Work required
Can you print the data exactly and leave out each image?

Supplied material
..........

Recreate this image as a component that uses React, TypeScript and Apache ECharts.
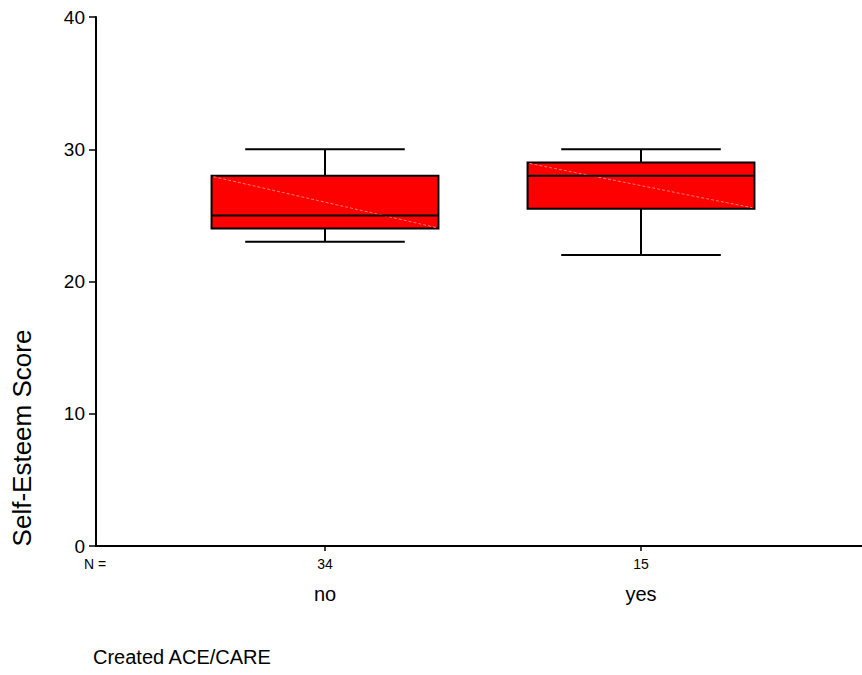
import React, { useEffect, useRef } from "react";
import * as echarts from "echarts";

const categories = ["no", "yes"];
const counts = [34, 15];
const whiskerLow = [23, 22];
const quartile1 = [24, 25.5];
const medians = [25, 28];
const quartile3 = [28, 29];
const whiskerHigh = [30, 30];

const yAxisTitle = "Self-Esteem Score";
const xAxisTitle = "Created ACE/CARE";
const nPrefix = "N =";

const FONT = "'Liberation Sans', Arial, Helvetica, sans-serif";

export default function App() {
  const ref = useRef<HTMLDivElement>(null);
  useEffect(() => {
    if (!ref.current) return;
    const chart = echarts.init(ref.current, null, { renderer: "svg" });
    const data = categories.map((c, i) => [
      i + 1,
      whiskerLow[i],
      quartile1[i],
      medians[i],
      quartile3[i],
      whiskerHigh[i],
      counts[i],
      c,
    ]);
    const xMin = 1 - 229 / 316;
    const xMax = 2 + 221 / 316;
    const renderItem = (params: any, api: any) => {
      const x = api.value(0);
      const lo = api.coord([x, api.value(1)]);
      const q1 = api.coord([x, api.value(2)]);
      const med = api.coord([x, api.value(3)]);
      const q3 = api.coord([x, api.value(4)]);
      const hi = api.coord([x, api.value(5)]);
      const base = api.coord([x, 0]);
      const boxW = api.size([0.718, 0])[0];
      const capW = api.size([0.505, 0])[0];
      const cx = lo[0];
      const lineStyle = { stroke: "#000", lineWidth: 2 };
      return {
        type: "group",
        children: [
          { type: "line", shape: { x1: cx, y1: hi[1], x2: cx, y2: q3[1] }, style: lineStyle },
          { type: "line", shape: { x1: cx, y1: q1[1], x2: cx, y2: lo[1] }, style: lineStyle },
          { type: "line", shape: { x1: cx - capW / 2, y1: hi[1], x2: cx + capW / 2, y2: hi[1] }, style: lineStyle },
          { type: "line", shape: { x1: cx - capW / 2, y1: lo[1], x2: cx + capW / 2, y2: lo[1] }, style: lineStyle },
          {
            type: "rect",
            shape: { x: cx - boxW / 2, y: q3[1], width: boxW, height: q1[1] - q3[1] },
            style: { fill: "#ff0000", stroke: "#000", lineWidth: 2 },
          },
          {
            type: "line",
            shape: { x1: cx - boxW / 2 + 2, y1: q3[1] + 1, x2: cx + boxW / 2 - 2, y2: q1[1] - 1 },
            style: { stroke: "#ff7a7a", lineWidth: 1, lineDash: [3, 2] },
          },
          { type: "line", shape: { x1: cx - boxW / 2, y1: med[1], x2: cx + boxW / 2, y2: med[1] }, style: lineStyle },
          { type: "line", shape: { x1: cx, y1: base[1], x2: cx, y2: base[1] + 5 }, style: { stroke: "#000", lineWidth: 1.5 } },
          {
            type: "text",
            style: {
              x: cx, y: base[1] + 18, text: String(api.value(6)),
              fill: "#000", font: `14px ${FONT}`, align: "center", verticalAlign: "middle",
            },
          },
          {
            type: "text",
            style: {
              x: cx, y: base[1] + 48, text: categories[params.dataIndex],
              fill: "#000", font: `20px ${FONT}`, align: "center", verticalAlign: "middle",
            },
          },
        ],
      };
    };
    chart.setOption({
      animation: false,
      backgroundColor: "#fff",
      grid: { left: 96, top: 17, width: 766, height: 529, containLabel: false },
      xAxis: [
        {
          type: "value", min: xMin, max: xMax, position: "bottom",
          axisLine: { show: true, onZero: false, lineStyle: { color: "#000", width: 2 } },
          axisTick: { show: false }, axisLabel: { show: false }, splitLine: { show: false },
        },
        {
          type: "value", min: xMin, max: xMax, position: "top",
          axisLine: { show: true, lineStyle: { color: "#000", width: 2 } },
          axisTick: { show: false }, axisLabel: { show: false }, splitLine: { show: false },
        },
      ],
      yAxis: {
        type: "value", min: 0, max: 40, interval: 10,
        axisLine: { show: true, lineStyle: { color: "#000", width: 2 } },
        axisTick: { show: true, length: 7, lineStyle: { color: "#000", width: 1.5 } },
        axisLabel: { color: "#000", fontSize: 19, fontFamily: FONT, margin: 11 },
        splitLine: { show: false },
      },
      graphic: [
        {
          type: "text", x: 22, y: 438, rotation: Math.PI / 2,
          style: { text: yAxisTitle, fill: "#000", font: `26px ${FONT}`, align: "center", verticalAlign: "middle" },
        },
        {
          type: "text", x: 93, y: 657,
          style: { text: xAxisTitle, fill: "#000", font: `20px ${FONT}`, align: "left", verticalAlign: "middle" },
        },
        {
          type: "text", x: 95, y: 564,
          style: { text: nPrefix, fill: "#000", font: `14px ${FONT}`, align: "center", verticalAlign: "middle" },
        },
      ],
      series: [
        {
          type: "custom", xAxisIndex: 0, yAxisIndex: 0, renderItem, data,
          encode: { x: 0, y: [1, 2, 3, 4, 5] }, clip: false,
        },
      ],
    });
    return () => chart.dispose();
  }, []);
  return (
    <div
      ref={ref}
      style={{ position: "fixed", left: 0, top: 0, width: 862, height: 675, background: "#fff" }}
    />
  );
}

..........

Result of the task
Recreate this image as a component that uses React, TypeScript and Apache ECharts.
import React, { useEffect, useRef } from "react";
import * as echarts from "echarts";

const categories = ["no", "yes"];
const counts = [34, 15];
const whiskerLow = [23, 22];
const quartile1 = [24, 25.5];
const medians = [25, 28];
const quartile3 = [28, 29];
const whiskerHigh = [30, 30];

const yAxisTitle = "Self-Esteem Score";
const xAxisTitle = "Created ACE/CARE";
const nPrefix = "N =";

const FONT = "'Liberation Sans', Arial, Helvetica, sans-serif";

export default function App() {
  const ref = useRef<HTMLDivElement>(null);
  useEffect(() => {
    if (!ref.current) return;
    const chart = echarts.init(ref.current, null, { renderer: "svg" });
    const data = categories.map((c, i) => [
      i + 1,
      whiskerLow[i],
      quartile1[i],
      medians[i],
      quartile3[i],
      whiskerHigh[i],
      counts[i],
      c,
    ]);
    const xMin = 1 - 229 / 316;
    const xMax = 2 + 221 / 316;
    const renderItem = (params: any, api: any) => {
      const x = api.value(0);
      const lo = api.coord([x, api.value(1)]);
      const q1 = api.coord([x, api.value(2)]);
      const med = api.coord([x, api.value(3)]);
      const q3 = api.coord([x, api.value(4)]);
      const hi = api.coord([x, api.value(5)]);
      const base = api.coord([x, 0]);
      const boxW = api.size([0.718, 0])[0];
      const capW = api.size([0.505, 0])[0];
      const cx = lo[0];
      const lineStyle = { stroke: "#000", lineWidth: 2 };
      return {
        type: "group",
        children: [
          { type: "line", shape: { x1: cx, y1: hi[1], x2: cx, y2: q3[1] }, style: lineStyle },
          { type: "line", shape: { x1: cx, y1: q1[1], x2: cx, y2: lo[1] }, style: lineStyle },
          { type: "line", shape: { x1: cx - capW / 2, y1: hi[1], x2: cx + capW / 2, y2: hi[1] }, style: lineStyle },
          { type: "line", shape: { x1: cx - capW / 2, y1: lo[1], x2: cx + capW / 2, y2: lo[1] }, style: lineStyle },
          {
            type: "rect",
            shape: { x: cx - boxW / 2, y: q3[1], width: boxW, height: q1[1] - q3[1] },
            style: { fill: "#ff0000", stroke: "#000", lineWidth: 2 },
          },
          {
            type: "line",
            shape: { x1: cx - boxW / 2 + 2, y1: q3[1] + 1, x2: cx + boxW / 2 - 2, y2: q1[1] - 1 },
            style: { stroke: "#ff7a7a", lineWidth: 1, lineDash: [3, 2] },
          },
          { type: "line", shape: { x1: cx - boxW / 2, y1: med[1], x2: cx + boxW / 2, y2: med[1] }, style: lineStyle },
          { type: "line", shape: { x1: cx, y1: base[1], x2: cx, y2: base[1] + 5 }, style: { stroke: "#000", lineWidth: 1.5 } },
          {
            type: "text",
            style: {
              x: cx, y: base[1] + 18, text: String(api.value(6)),
              fill: "#000", font: `14px ${FONT}`, align: "center", verticalAlign: "middle",
            },
          },
          {
            type: "text",
            style: {
              x: cx, y: base[1] + 48, text: categories[params.dataIndex],
              fill: "#000", font: `20px ${FONT}`, align: "center", verticalAlign: "middle",
            },
          },
        ],
      };
    };
    chart.setOption({
      animation: false,
      backgroundColor: "#fff",
      grid: { left: 96, top: 17, width: 766, height: 529, containLabel: false },
      xAxis: [
        {
          type: "value", min: xMin, max: xMax, position: "bottom",
          axisLine: { show: true, onZero: false, lineStyle: { color: "#000", width: 2 } },
          axisTick: { show: false }, axisLabel: { show: false }, splitLine: { show: false },
        },
        {
          type: "value", min: xMin, max: xMax, position: "top",
          axisLine: { show: true, lineStyle: { color: "#000", width: 2 } },
          axisTick: { show: false }, axisLabel: { show: false }, splitLine: { show: false },
        },
      ],
      yAxis: {
        type: "value", min: 0, max: 40, interval: 10,
        axisLine: { show: true, lineStyle: { color: "#000", width: 2 } },
        axisTick: { show: true, length: 7, lineStyle: { color: "#000", width: 1.5 } },
        axisLabel: { color: "#000", fontSize: 19, fontFamily: FONT, margin: 11 },
        splitLine: { show: false },
      },
      graphic: [
        {
          type: "text", x: 22, y: 438, rotation: Math.PI / 2,
          style: { text: yAxisTitle, fill: "#000", font: `26px ${FONT}`, align: "center", verticalAlign: "middle" },
        },
        {
          type: "text", x: 93, y: 657,
          style: { text: xAxisTitle, fill: "#000", font: `20px ${FONT}`, align: "left", verticalAlign: "middle" },
        },
        {
          type: "text", x: 95, y: 564,
          style: { text: nPrefix, fill: "#000", font: `14px ${FONT}`, align: "center", verticalAlign: "middle" },
        },
      ],
      series: [
        {
          type: "custom", xAxisIndex: 0, yAxisIndex: 0, renderItem, data,
          encode: { x: 0, y: [1, 2, 3, 4, 5] }, clip: false,
        },
      ],
    });
    return () => chart.dispose();
  }, []);
  return (
    <div
      ref={ref}
      style={{ position: "fixed", left: 0, top: 0, width: 862, height: 675, background: "#fff" }}
    />
  );
}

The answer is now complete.